# TASK INSTRUCTIONS:
Faithfully return all lines, omitting every embedded picture.

# SOURCE MATERIAL:
--- BEGIN ---
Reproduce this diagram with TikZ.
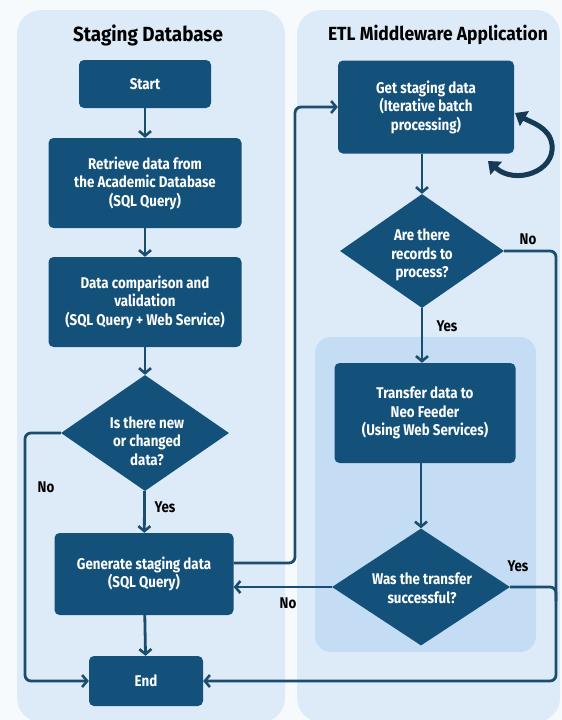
\documentclass[tikz,border=0pt]{standalone}
\usepackage{fontspec}
\setmainfont{PT Sans}
\newfontfamily\condf[FakeStretch=0.86]{Fira Sans}
\newfontfamily\ttlf[FakeStretch=0.92]{Fira Sans}
\usetikzlibrary{shapes.geometric,arrows.meta}
\definecolor{bgc}{HTML}{F7FAFD}
\definecolor{panelc}{HTML}{DDEBF9}
\definecolor{innerc}{HTML}{C5DDF4}
\definecolor{boxc}{HTML}{14517A}
\definecolor{linec}{HTML}{1B4D6E}
\definecolor{loopc}{HTML}{163A55}
\begin{document}
\begin{tikzpicture}[x=1pt,y=-1pt,
  boxtxt/.style={font=\condf\fontsize{15.5}{18.5}\selectfont\bfseries},
  flowbox/.style={boxtxt, fill=boxc, text=white, rounded corners=5pt, align=center, inner sep=0pt},
  dia/.style={diamond, fill=boxc, inner sep=0pt, aspect=1.45},
  diatxt/.style={boxtxt, text=white, align=center, inner sep=0pt},
  conn/.style={draw=linec, line width=2.8pt, rounded corners=6pt, -{Straight Barb[length=5pt,width=12pt,line width=2.6pt]}},
  plain/.style={draw=linec, line width=2.8pt, rounded corners=6pt},
  lbl/.style={font=\condf\fontsize{15.5}{17}\selectfont\bfseries, text=black, inner sep=0pt},
  ttl/.style={font=\ttlf\fontsize{19}{22}\selectfont\bfseries, text=black, inner sep=0pt}]
\useasboundingbox (0,0) rectangle (562,720);
\fill[bgc] (0,0) rectangle (562,720);
% panels
\fill[panelc, rounded corners=24pt] (17,10) rectangle (285,722);
\fill[panelc, rounded corners=24pt] (297,10) rectangle (560,722);
\fill[innerc, rounded corners=16pt] (315,337) rectangle (536,652);
% titles
\node[ttl, font=\ttlf\fontsize{20.5}{22}\selectfont\bfseries] (t1) at (148,35) {Staging Database};
\node[ttl] (t2) at (438,35) {ETL Middleware Application};
% left column
\node[flowbox, minimum width=132pt, minimum height=48pt] (start) at (145,84) {Start};
\node[flowbox, minimum width=193pt, minimum height=90pt] (retr) at (145,183) {Retrieve data from\\the Academic Database\\(SQL Query)};
\node[flowbox, minimum width=193pt, minimum height=90pt] (comp) at (145,302) {Data comparison and\\validation\\(SQL Query + Web Service)};
\node[dia, minimum width=168pt, minimum height=116pt] (d1) at (145,433) {};
\node[diatxt] (d1t) at (147,441) {Is there new\\or changed\\data?};
\node[flowbox, minimum width=179pt, minimum height=82pt] (gen) at (144,574) {Generate staging data\\(SQL Query)};
\node[flowbox, minimum width=114pt, minimum height=50pt] (endb) at (146,681) {End};
% right column
\node[flowbox, minimum width=176pt, minimum height=93pt] (get) at (426,107) {Get staging data\\(Iterative batch\\processing)};
\node[dia, minimum width=164pt, minimum height=114pt] (d2) at (422,251) {};
\node[diatxt] (d2t) at (422,255) {Are there\\records to\\process?};
\node[flowbox, minimum width=181pt, minimum height=100pt] (xfer) at (425,413) {Transfer data to\\Neo Feeder\\(Using Web Services)};
\node[dia, minimum width=178pt, minimum height=117pt] (d3) at (421,587) {};
\node[diatxt] (d3t) at (422,588) {Was the transfer\\successful?};
% helper coordinates
\coordinate (lx) at (25,0);
\coordinate (jx) at (295,0);
\coordinate (rx) at (556,0);
\coordinate (gout) at ([yshift=11pt]gen.east);
% left connectors
\draw[conn] (start) -- (retr);
\draw[conn] (retr) -- (comp);
\draw[conn] (comp) -- (d1);
\draw[conn] (d1) -- (gen);
\draw[conn] (gen) -- (endb);
\draw[conn] (d1.west) -- (d1.west -| lx) -- (lx |- endb.west) -- (endb.west);
\draw[conn] (gout) -- (gout -| jx) -- (jx |- get.west) -- (get.west);
% right connectors
\draw[conn] (get.south -| d2.north) -- (d2.north);
\draw[conn] (d2.south) -- (d2.south |- xfer.north);
\draw[conn] (xfer.south -| d3.north) -- (d3.north);
\draw[conn] (d3.west) -- (d3.west -| gen.east);
\draw[conn] (d2.east) -- (d2.east -| rx) -- (rx |- endb.east) -- (endb.east);
\draw[plain] (d3.east) -- (d3.east -| rx) -- ([yshift=-14pt]d3.east -| rx);
% loop arrow
\coordinate (la) at (488,161);
\coordinate (lb) at (515,113);
\draw[loopc, line width=5pt, {Triangle[length=11pt,width=17pt]}-{Triangle[length=11pt,width=17pt]}] (la) .. controls (515,185) and (555,172) .. (552,145) .. controls (550,127) and (530,122) .. (lb);
% labels
\node[lbl] (l1) at (46,487) {No};
\node[lbl] (l2) at (165,507) {Yes};
\node[lbl] (l3) at (528,239) {No};
\node[lbl] (l4) at (447,326) {Yes};
\node[lbl] (l5) at (518,566) {Yes};
\node[lbl] (l6) at (288,603) {No};
\end{tikzpicture}
\end{document}
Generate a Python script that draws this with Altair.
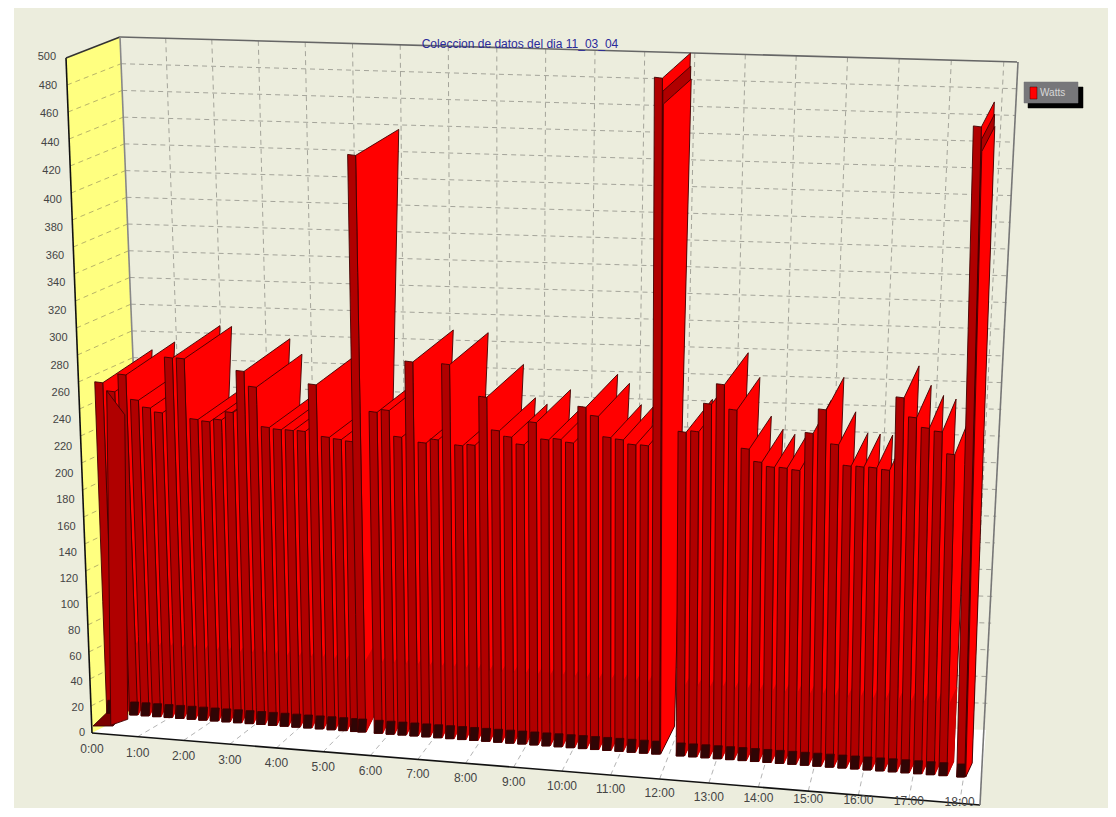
--- END ---
# EXERCISE RESULT:
Reproduce this diagram with TikZ.
\documentclass[tikz,border=0pt]{standalone}
\usepackage{fontspec}
\setmainfont{PT Sans}
\newfontfamily\condf[FakeStretch=0.86]{Fira Sans}
\newfontfamily\ttlf[FakeStretch=0.92]{Fira Sans}
\usetikzlibrary{shapes.geometric,arrows.meta}
\definecolor{bgc}{HTML}{F7FAFD}
\definecolor{panelc}{HTML}{DDEBF9}
\definecolor{innerc}{HTML}{C5DDF4}
\definecolor{boxc}{HTML}{14517A}
\definecolor{linec}{HTML}{1B4D6E}
\definecolor{loopc}{HTML}{163A55}
\begin{document}
\begin{tikzpicture}[x=1pt,y=-1pt,
  boxtxt/.style={font=\condf\fontsize{15.5}{18.5}\selectfont\bfseries},
  flowbox/.style={boxtxt, fill=boxc, text=white, rounded corners=5pt, align=center, inner sep=0pt},
  dia/.style={diamond, fill=boxc, inner sep=0pt, aspect=1.45},
  diatxt/.style={boxtxt, text=white, align=center, inner sep=0pt},
  conn/.style={draw=linec, line width=2.8pt, rounded corners=6pt, -{Straight Barb[length=5pt,width=12pt,line width=2.6pt]}},
  plain/.style={draw=linec, line width=2.8pt, rounded corners=6pt},
  lbl/.style={font=\condf\fontsize{15.5}{17}\selectfont\bfseries, text=black, inner sep=0pt},
  ttl/.style={font=\ttlf\fontsize{19}{22}\selectfont\bfseries, text=black, inner sep=0pt}]
\useasboundingbox (0,0) rectangle (562,720);
\fill[bgc] (0,0) rectangle (562,720);
% panels
\fill[panelc, rounded corners=24pt] (17,10) rectangle (285,722);
\fill[panelc, rounded corners=24pt] (297,10) rectangle (560,722);
\fill[innerc, rounded corners=16pt] (315,337) rectangle (536,652);
% titles
\node[ttl, font=\ttlf\fontsize{20.5}{22}\selectfont\bfseries] (t1) at (148,35) {Staging Database};
\node[ttl] (t2) at (438,35) {ETL Middleware Application};
% left column
\node[flowbox, minimum width=132pt, minimum height=48pt] (start) at (145,84) {Start};
\node[flowbox, minimum width=193pt, minimum height=90pt] (retr) at (145,183) {Retrieve data from\\the Academic Database\\(SQL Query)};
\node[flowbox, minimum width=193pt, minimum height=90pt] (comp) at (145,302) {Data comparison and\\validation\\(SQL Query + Web Service)};
\node[dia, minimum width=168pt, minimum height=116pt] (d1) at (145,433) {};
\node[diatxt] (d1t) at (147,441) {Is there new\\or changed\\data?};
\node[flowbox, minimum width=179pt, minimum height=82pt] (gen) at (144,574) {Generate staging data\\(SQL Query)};
\node[flowbox, minimum width=114pt, minimum height=50pt] (endb) at (146,681) {End};
% right column
\node[flowbox, minimum width=176pt, minimum height=93pt] (get) at (426,107) {Get staging data\\(Iterative batch\\processing)};
\node[dia, minimum width=164pt, minimum height=114pt] (d2) at (422,251) {};
\node[diatxt] (d2t) at (422,255) {Are there\\records to\\process?};
\node[flowbox, minimum width=181pt, minimum height=100pt] (xfer) at (425,413) {Transfer data to\\Neo Feeder\\(Using Web Services)};
\node[dia, minimum width=178pt, minimum height=117pt] (d3) at (421,587) {};
\node[diatxt] (d3t) at (422,588) {Was the transfer\\successful?};
% helper coordinates
\coordinate (lx) at (25,0);
\coordinate (jx) at (295,0);
\coordinate (rx) at (556,0);
\coordinate (gout) at ([yshift=11pt]gen.east);
% left connectors
\draw[conn] (start) -- (retr);
\draw[conn] (retr) -- (comp);
\draw[conn] (comp) -- (d1);
\draw[conn] (d1) -- (gen);
\draw[conn] (gen) -- (endb);
\draw[conn] (d1.west) -- (d1.west -| lx) -- (lx |- endb.west) -- (endb.west);
\draw[conn] (gout) -- (gout -| jx) -- (jx |- get.west) -- (get.west);
% right connectors
\draw[conn] (get.south -| d2.north) -- (d2.north);
\draw[conn] (d2.south) -- (d2.south |- xfer.north);
\draw[conn] (xfer.south -| d3.north) -- (d3.north);
\draw[conn] (d3.west) -- (d3.west -| gen.east);
\draw[conn] (d2.east) -- (d2.east -| rx) -- (rx |- endb.east) -- (endb.east);
\draw[plain] (d3.east) -- (d3.east -| rx) -- ([yshift=-14pt]d3.east -| rx);
% loop arrow
\coordinate (la) at (488,161);
\coordinate (lb) at (515,113);
\draw[loopc, line width=5pt, {Triangle[length=11pt,width=17pt]}-{Triangle[length=11pt,width=17pt]}] (la) .. controls (515,185) and (555,172) .. (552,145) .. controls (550,127) and (530,122) .. (lb);
% labels
\node[lbl] (l1) at (46,487) {No};
\node[lbl] (l2) at (165,507) {Yes};
\node[lbl] (l3) at (528,239) {No};
\node[lbl] (l4) at (447,326) {Yes};
\node[lbl] (l5) at (518,566) {Yes};
\node[lbl] (l6) at (288,603) {No};
\end{tikzpicture}
\end{document}
Generate a Python script that draws this with Altair.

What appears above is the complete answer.